Example: Uniswap Labs did not consider address aliases when deploying to Arbitrum. When deploying the Uniswap v3 Factory to Arbitrum, the owner of the Factory contract was set to the original address of the Timelock contract on Ethereum through the setOwner function. However, during L1-to-L2 message calls, the msg.sender obtained is the address alias of the Timelock contract on Arbitrum. As a result, permission checks cannot pass. Furthermore, this alias address is an externally owned account (EOA) for which no one possesses the private key, making it impossible to modify the owner. Functions that require owner permissions cannot be used, and no one can execute the Factory contract on Arbitrum.

To address this issue, Arbitrum temporarily disabled the address alias for the Timelock contract. In the Inbox contract, a specific method called "uniswapCreateRetryableTicket" was created for Uni. In the absence of address aliasing, the Uniswap Factory contract sends a cross-chain message from the Ethereum Timelock contract to invoke the "setOwner" function of the Arbitrum Uniswap Factory, setting the owner to the address alias "0x2BAD8182C09F50c8318d769245beA52C32Be46CD" of the Ethereum Timelock contract to satisfy the permission check in the Factory contract.

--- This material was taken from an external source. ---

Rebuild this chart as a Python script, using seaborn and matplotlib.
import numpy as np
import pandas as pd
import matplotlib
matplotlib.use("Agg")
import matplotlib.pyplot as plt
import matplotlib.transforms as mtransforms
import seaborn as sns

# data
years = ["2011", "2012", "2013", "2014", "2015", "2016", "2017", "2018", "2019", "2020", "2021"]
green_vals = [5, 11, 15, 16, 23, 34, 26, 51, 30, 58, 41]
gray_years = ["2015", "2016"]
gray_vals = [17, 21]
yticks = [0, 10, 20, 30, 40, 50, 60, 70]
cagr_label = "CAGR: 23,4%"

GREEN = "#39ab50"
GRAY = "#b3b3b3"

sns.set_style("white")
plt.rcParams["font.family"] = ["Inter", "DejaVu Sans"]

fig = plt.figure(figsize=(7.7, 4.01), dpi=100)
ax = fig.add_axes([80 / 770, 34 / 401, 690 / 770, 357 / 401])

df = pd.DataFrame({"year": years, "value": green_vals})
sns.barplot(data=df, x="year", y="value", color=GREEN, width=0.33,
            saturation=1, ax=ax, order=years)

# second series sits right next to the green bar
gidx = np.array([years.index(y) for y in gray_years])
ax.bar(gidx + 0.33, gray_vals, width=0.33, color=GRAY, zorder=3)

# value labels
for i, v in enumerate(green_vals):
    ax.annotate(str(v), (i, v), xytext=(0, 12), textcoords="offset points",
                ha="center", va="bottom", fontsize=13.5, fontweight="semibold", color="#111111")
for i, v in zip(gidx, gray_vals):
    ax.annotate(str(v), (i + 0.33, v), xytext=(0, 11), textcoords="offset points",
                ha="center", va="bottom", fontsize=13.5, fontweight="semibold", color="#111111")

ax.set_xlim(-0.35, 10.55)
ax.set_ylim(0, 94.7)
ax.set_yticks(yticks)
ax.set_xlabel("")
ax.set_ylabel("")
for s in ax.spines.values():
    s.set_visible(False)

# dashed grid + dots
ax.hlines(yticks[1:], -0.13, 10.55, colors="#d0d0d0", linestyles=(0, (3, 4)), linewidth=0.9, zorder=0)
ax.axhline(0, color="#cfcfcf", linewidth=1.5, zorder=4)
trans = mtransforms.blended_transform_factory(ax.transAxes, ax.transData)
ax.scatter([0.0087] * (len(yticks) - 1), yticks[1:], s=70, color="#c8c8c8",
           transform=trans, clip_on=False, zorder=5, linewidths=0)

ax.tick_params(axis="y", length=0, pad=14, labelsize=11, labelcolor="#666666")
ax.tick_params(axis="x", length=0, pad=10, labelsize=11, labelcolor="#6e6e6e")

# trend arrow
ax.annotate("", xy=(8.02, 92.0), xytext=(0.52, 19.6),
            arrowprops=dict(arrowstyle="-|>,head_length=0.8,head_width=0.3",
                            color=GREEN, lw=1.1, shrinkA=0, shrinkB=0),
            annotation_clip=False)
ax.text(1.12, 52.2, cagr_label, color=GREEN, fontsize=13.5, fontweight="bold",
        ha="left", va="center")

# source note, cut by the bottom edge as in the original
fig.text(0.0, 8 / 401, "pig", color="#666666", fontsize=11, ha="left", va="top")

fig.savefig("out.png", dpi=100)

function setOwner(address _owner) external override {
    require(msg.sender == owner);
    emit OwnerChanged(owner, _owner);
    owner = _owner;
}

Suggestion: Similar to Uniswap, there may be other addresses set with permissions or hardcoded addresses in Arbitrum that are conditionally checked against msg.sender in certain calls. Therefore, when calling functions or including hardcoded addresses in the code, it is important to consider whether these addresses will be used in L1-to-L2 interactions. Pay attention to address aliasing when migrating L1 contracts to L2.

Lack of funds

Feature: L1-to-L2 message calls can be performed through RetryableTickets, which are commonly used for asset transfers. This process can be divided into two stages: submitting a ticket on L1 (calling the Inbox.createRetryableTicket function) and executing the redeem operation on L2.

Security issues: In L1-to-L2 message passing, there is a possibility of failure during both the submission process on L1 and the redeem process on L2, which can have negative consequences:

• When calling createRetryableTicket on L1, if the funds fail to pass the checks, the transaction will be reverted, resulting in the loss of gas fees, which cannot be refunded.

• In the event of an automatic redeem failure on L2, a manual redeem operation is required. This can lead to the following:

• Multiple payment of submission fees: In the case of a successful automatic redeem, the submission fee is refunded. However, in the case of a manual redeem, an additional submission fee needs to be paid, resulting in multiple fee payments.

• Delay in transaction execution: A failed automatic redeem followed by a manual redeem operation can cause a delay in transaction execution. This time difference can result in losses, such as those caused by price fluctuations.

• Payment of L2 gas fee: Performing a manual redeem operation also requires payment of the L2 gas fee to ensure the transaction is executed properly on L2.

If a RetryableTicket fails to automatically redeem, it is stored in cache for seven days, waiting for manual redemption. If the ticket is not successfully redeemed or the fees are not paid to extend the storage period, the included message and value (excluding the callvalue being held in custody) may be lost and cannot be recovered.

Suggestion: We recommend that developers and users, when interacting with L1-to-L2 messages, calculate the required SubmissionCost and gas fee in advance. This can help avoid unnecessary delays and wasted fees. By calculating these costs ahead of time, you can ensure smooth transaction execution and better resource and budget planning.

According to the official Arbitrum documentation, when submitting a transaction on L1, the createRetryableTicket function requires the sender to provide a reasonable amount of funds, at least enough to submit and attempt to execute the ticket. However, this does not guarantee automatic redemption on L2. To ensure successful automatic redemption, you can use the estimateAll() function from the Arbitrum SDK to estimate the required fees. It is important to note that the fee estimates provided by estimateAll() can vary based on network load and other factors. Therefore, it is advisable to double-check the estimated fees before actually executing the automatic redeem and ensure that there are sufficient funds to cover these fees.

Additionally, in the event of a failed automatic redeem, if the default one-cycle limit passes without successful redemption, the ticket will expire and be automatically discarded. However, you can renew the ticket by calling the keepalive method and paying the associated fees. As long as you keep renewing before expiration, the ticket can persist, which is crucial for long-term business processes or ongoing interactions. However, it is important to note that renewing a ticket incurs additional costs. Developers or users need to balance the costs and requirements in the renewal process to ensure that the frequency and timing of renewals are reasonable.